Alternately titled ‘What Jove Bestows,’

Of the Two Banquet Halls that were in Carce, the Old and the New, and of the Entertainment given by King Gorice XII, in the One Hall to Lord Juss and Lord Brandoch Daha and in the other to the Prince La Fireez; and of their Leave-Taking when the banquet was done

The atmosphere of the banquet is decadent and surreal as the new king humiliates his captive guests with terminal glee. The first portion of the chapter weaves an elegant picture of a tawny haired lady, “White-skinned she was, and graceful as an antelope.”

At her feet sat a maiden with a seven-stringed lute, singing a song for which the author thoughtfully provides the lyrics.
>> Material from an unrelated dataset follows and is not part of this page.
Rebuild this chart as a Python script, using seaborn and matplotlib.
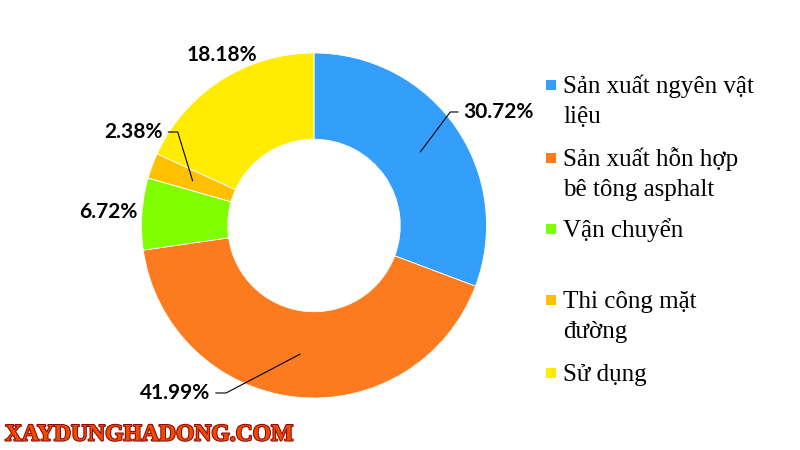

This elegant lady is one Pryzmyra , to whom joked about conflicting reports of the recent battle:

“Surely, O my Lady Prezmyra, truth masketh in many a strange disguise when she rideth rumour’s broomstick through king’s palaces.”

The focus on the feminine at the victory banquet is well-chosen for contrast and gaudily well-executed:

“The women sat on the cross-bench, and mid-most of them the Lady Prezmyra, who outwent the rest in beauty and queenliness as Venus the lesser planets of the night.”

The feast setting is crudely medieval once the lords become drunk. Toward the apex of the scene, the author leaves a hint for the reader as to his dreamy worldview:

“…howsoe’er we shape our course, cometh the poppy that abideth all of us by the harbor of oblivion hard to cleanse.”

A lord named Corsus sings:

“When all the prisons hereabout

Have justled all their prisoners out,

Because indeed they have no cause

To keepe ‘em in by common law.”

Over all, Chapter 7 is a good centerpiece, texturing the adventure setting of the striving Demons and Witches with an appreciation for their home lives and folk songs and sayings.